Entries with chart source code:
################
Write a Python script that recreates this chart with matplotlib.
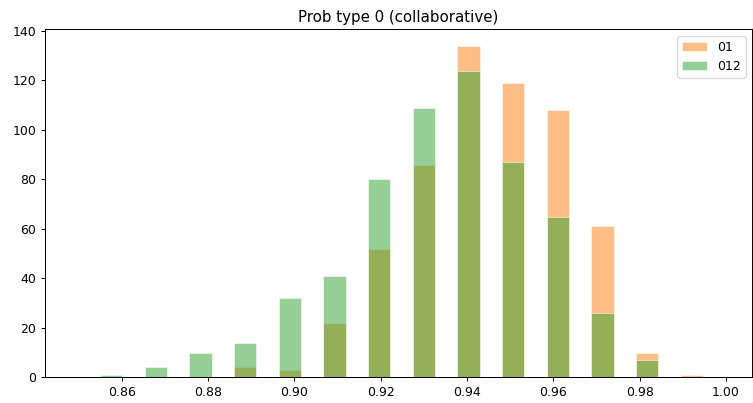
import matplotlib
matplotlib.use("Agg")
import matplotlib.pyplot as plt

# bin centres (hist with rwidth=0.5)
bin_centers = [0.8575, 0.8679, 0.8782, 0.8886, 0.8989, 0.9093, 0.9196,
               0.9300, 0.9403, 0.9507, 0.9610, 0.9714, 0.9817, 0.9921]
bin_width = 0.01035

counts_01 = [0, 0, 0, 4, 3, 22, 52, 86, 134, 119, 108, 61, 10, 1]
counts_012 = [1, 4, 10, 14, 32, 41, 80, 109, 124, 87, 65, 26, 7, 0]

DPI = 90
fig = plt.figure(figsize=(753 / DPI, 403 / DPI), dpi=DPI)
ax = fig.add_axes([45 / 753, (403 - 377.3) / 403, 707 / 753, 348 / 403])

ax.bar(bin_centers, counts_01, width=bin_width * 0.5, color='C1', alpha=0.5,
       edgecolor='white', linewidth=0.8, label='01')
ax.bar(bin_centers, counts_012, width=bin_width * 0.5, color='C2', alpha=0.5,
       edgecolor='white', linewidth=0.8, label='012')

ax.set_xlim(0.8422, 1.0060)
ax.set_ylim(0, max(counts_01) * 1.05)
ax.set_xticks([0.86, 0.88, 0.90, 0.92, 0.94, 0.96, 0.98, 1.00])
ax.set_title('Prob type 0 (collaborative)')
ax.legend(loc='upper right')

fig.savefig('out.png', dpi=DPI)
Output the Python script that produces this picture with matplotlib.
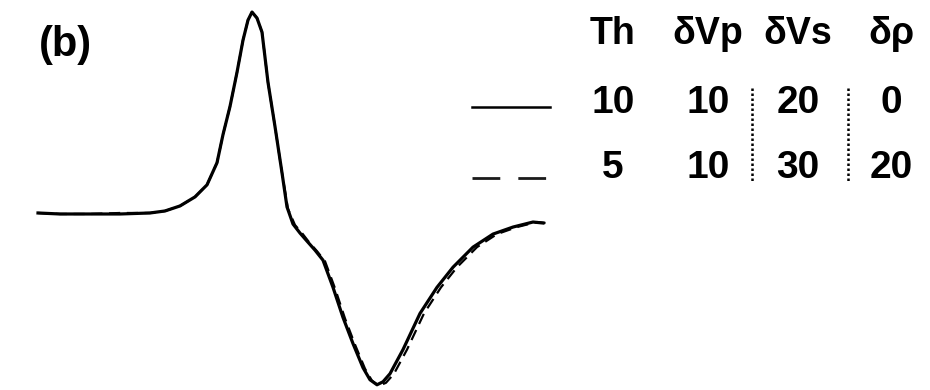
import matplotlib
matplotlib.use("Agg")
import matplotlib.pyplot as plt
from matplotlib.lines import Line2D

plt.rcParams['font.family'] = ['Liberation Sans', 'DejaVu Sans']

# waveform: time (samples) and normalised amplitude
t_solid = [0, 22, 52, 82, 112, 127, 142, 157, 169, 179, 185, 192, 199, 205,
           210, 214, 219, 224, 230, 237, 244, 249, 255, 262, 269, 277, 285,
           295, 305, 315, 325, 332, 339, 345, 352, 365, 382, 399, 415, 435,
           455, 475, 495, 505]
a_solid = [0.0, -0.005, -0.005, -0.005, 0.0, 0.01, 0.035, 0.08, 0.14, 0.25,
           0.39, 0.53, 0.70, 0.86, 0.96, 1.0, 0.97, 0.90, 0.65, 0.43, 0.20,
           0.03, -0.055, -0.10, -0.14, -0.185, -0.235, -0.37, -0.52, -0.65,
           -0.77, -0.83, -0.855, -0.84, -0.80, -0.68, -0.50, -0.37, -0.27,
           -0.17, -0.105, -0.07, -0.045, -0.05]

t_dash = [0, 22, 52, 82, 112, 127, 142, 157, 169, 179, 185, 192, 199, 205,
          210, 214, 219, 224, 230, 237, 244, 250, 257, 264, 271, 279, 287,
          297, 307, 317, 327, 334, 341, 348, 356, 369, 386, 403, 419, 439,
          459, 479, 499, 508]
a_dash = [0.0, -0.005, -0.005, 0.0, 0.0, 0.01, 0.035, 0.08, 0.14, 0.25,
          0.39, 0.53, 0.70, 0.86, 0.96, 1.0, 0.97, 0.90, 0.65, 0.43, 0.20,
          0.02, -0.06, -0.10, -0.145, -0.19, -0.24, -0.375, -0.525, -0.655,
          -0.775, -0.835, -0.86, -0.845, -0.80, -0.68, -0.50, -0.37, -0.27,
          -0.17, -0.105, -0.07, -0.045, -0.05]

# legend table
headers = ['Th', 'δVp', 'δVs', 'δρ']
th = [10, 5]
dvp = [10, 10]
dvs = [20, 30]
drho = [0, 20]

fig = plt.figure(figsize=(9.3, 3.9), dpi=100)
ax = fig.add_axes([0, 0, 1, 1])
ax.plot(t_solid, a_solid, color='black', lw=2.3, solid_joinstyle='round')
ax.plot(t_dash, a_dash, color='black', lw=1.6, linestyle=(0, (5, 3)))
ax.set_xlim(-38, 892)
ax.set_ylim(-0.881, 1.06)
ax.axis('off')

fig.text(0.042, 0.885, '(b)', fontsize=30, fontweight='bold', va='center')

# sample lines
fig.add_artist(Line2D([0.508, 0.591], [0.726, 0.726], color='black', lw=1.8,
                      transform=fig.transFigure))
fig.add_artist(Line2D([0.508, 0.589], [0.544, 0.544], color='#1a1a1a', lw=2.0,
                      linestyle=(0, (10, 6.5)), transform=fig.transFigure))

col_x = [0.659, 0.761, 0.858, 0.958]
head_y = 0.912
row_y = [0.735, 0.57]
for x, h in zip(col_x, headers):
    fig.text(x, head_y, h, fontsize=27, fontweight='bold', ha='center', va='center')
for i in range(2):
    vals = [th[i], dvp[i], dvs[i], drho[i]]
    for x, v in zip(col_x, vals):
        fig.text(x, row_y[i], str(v), fontsize=28, fontweight='bold',
                 ha='center', va='center')

# dotted separators
for xs in [0.8085, 0.912]:
    fig.add_artist(Line2D([xs, xs], [0.774, 0.533], color='black', lw=1.8,
                          linestyle=(0, (1, 1)), transform=fig.transFigure))

fig.savefig('out.png', dpi=100)
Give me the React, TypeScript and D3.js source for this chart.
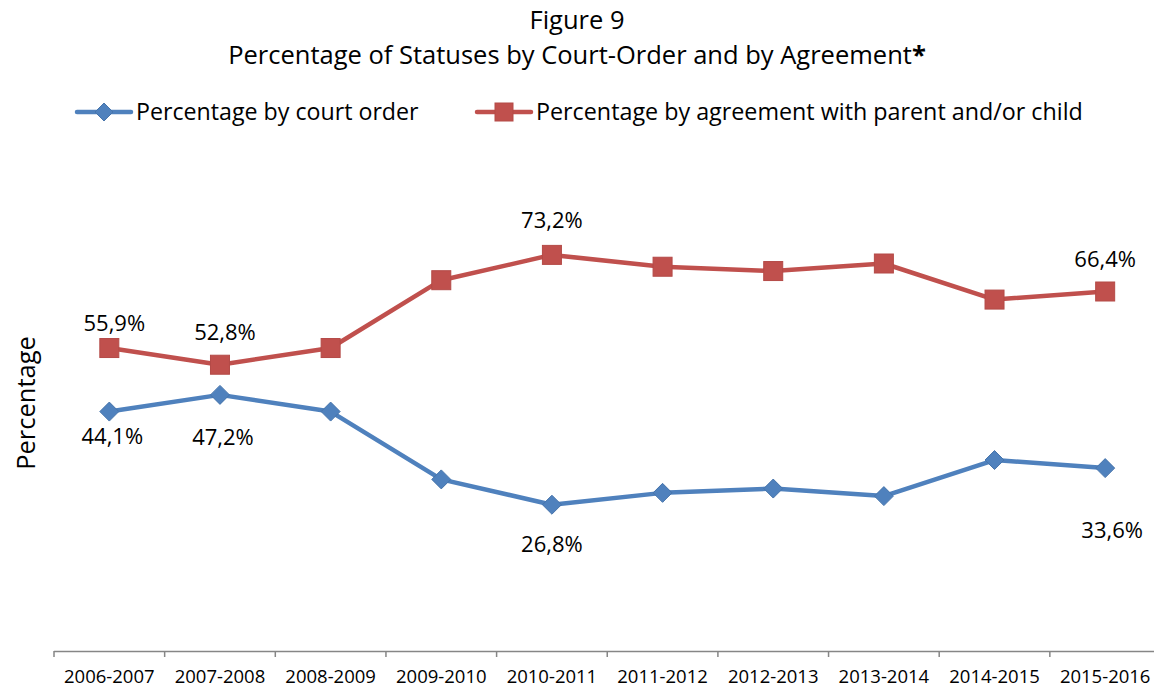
################
Skip the pictures, then retype every line above exactly.

Write a Python script that recreates this chart with matplotlib.
import matplotlib
matplotlib.use("Agg")
import matplotlib.pyplot as plt

# bin centres (hist with rwidth=0.5)
bin_centers = [0.8575, 0.8679, 0.8782, 0.8886, 0.8989, 0.9093, 0.9196,
               0.9300, 0.9403, 0.9507, 0.9610, 0.9714, 0.9817, 0.9921]
bin_width = 0.01035

counts_01 = [0, 0, 0, 4, 3, 22, 52, 86, 134, 119, 108, 61, 10, 1]
counts_012 = [1, 4, 10, 14, 32, 41, 80, 109, 124, 87, 65, 26, 7, 0]

DPI = 90
fig = plt.figure(figsize=(753 / DPI, 403 / DPI), dpi=DPI)
ax = fig.add_axes([45 / 753, (403 - 377.3) / 403, 707 / 753, 348 / 403])

ax.bar(bin_centers, counts_01, width=bin_width * 0.5, color='C1', alpha=0.5,
       edgecolor='white', linewidth=0.8, label='01')
ax.bar(bin_centers, counts_012, width=bin_width * 0.5, color='C2', alpha=0.5,
       edgecolor='white', linewidth=0.8, label='012')

ax.set_xlim(0.8422, 1.0060)
ax.set_ylim(0, max(counts_01) * 1.05)
ax.set_xticks([0.86, 0.88, 0.90, 0.92, 0.94, 0.96, 0.98, 1.00])
ax.set_title('Prob type 0 (collaborative)')
ax.legend(loc='upper right')

fig.savefig('out.png', dpi=DPI)
Output the Python script that produces this picture with matplotlib.
import matplotlib
matplotlib.use("Agg")
import matplotlib.pyplot as plt
from matplotlib.lines import Line2D

plt.rcParams['font.family'] = ['Liberation Sans', 'DejaVu Sans']

# waveform: time (samples) and normalised amplitude
t_solid = [0, 22, 52, 82, 112, 127, 142, 157, 169, 179, 185, 192, 199, 205,
           210, 214, 219, 224, 230, 237, 244, 249, 255, 262, 269, 277, 285,
           295, 305, 315, 325, 332, 339, 345, 352, 365, 382, 399, 415, 435,
           455, 475, 495, 505]
a_solid = [0.0, -0.005, -0.005, -0.005, 0.0, 0.01, 0.035, 0.08, 0.14, 0.25,
           0.39, 0.53, 0.70, 0.86, 0.96, 1.0, 0.97, 0.90, 0.65, 0.43, 0.20,
           0.03, -0.055, -0.10, -0.14, -0.185, -0.235, -0.37, -0.52, -0.65,
           -0.77, -0.83, -0.855, -0.84, -0.80, -0.68, -0.50, -0.37, -0.27,
           -0.17, -0.105, -0.07, -0.045, -0.05]

t_dash = [0, 22, 52, 82, 112, 127, 142, 157, 169, 179, 185, 192, 199, 205,
          210, 214, 219, 224, 230, 237, 244, 250, 257, 264, 271, 279, 287,
          297, 307, 317, 327, 334, 341, 348, 356, 369, 386, 403, 419, 439,
          459, 479, 499, 508]
a_dash = [0.0, -0.005, -0.005, 0.0, 0.0, 0.01, 0.035, 0.08, 0.14, 0.25,
          0.39, 0.53, 0.70, 0.86, 0.96, 1.0, 0.97, 0.90, 0.65, 0.43, 0.20,
          0.02, -0.06, -0.10, -0.145, -0.19, -0.24, -0.375, -0.525, -0.655,
          -0.775, -0.835, -0.86, -0.845, -0.80, -0.68, -0.50, -0.37, -0.27,
          -0.17, -0.105, -0.07, -0.045, -0.05]

# legend table
headers = ['Th', 'δVp', 'δVs', 'δρ']
th = [10, 5]
dvp = [10, 10]
dvs = [20, 30]
drho = [0, 20]

fig = plt.figure(figsize=(9.3, 3.9), dpi=100)
ax = fig.add_axes([0, 0, 1, 1])
ax.plot(t_solid, a_solid, color='black', lw=2.3, solid_joinstyle='round')
ax.plot(t_dash, a_dash, color='black', lw=1.6, linestyle=(0, (5, 3)))
ax.set_xlim(-38, 892)
ax.set_ylim(-0.881, 1.06)
ax.axis('off')

fig.text(0.042, 0.885, '(b)', fontsize=30, fontweight='bold', va='center')

# sample lines
fig.add_artist(Line2D([0.508, 0.591], [0.726, 0.726], color='black', lw=1.8,
                      transform=fig.transFigure))
fig.add_artist(Line2D([0.508, 0.589], [0.544, 0.544], color='#1a1a1a', lw=2.0,
                      linestyle=(0, (10, 6.5)), transform=fig.transFigure))

col_x = [0.659, 0.761, 0.858, 0.958]
head_y = 0.912
row_y = [0.735, 0.57]
for x, h in zip(col_x, headers):
    fig.text(x, head_y, h, fontsize=27, fontweight='bold', ha='center', va='center')
for i in range(2):
    vals = [th[i], dvp[i], dvs[i], drho[i]]
    for x, v in zip(col_x, vals):
        fig.text(x, row_y[i], str(v), fontsize=28, fontweight='bold',
                 ha='center', va='center')

# dotted separators
for xs in [0.8085, 0.912]:
    fig.add_artist(Line2D([xs, xs], [0.774, 0.533], color='black', lw=1.8,
                          linestyle=(0, (1, 1)), transform=fig.transFigure))

fig.savefig('out.png', dpi=100)
Give me the React, TypeScript and D3.js source for this chart.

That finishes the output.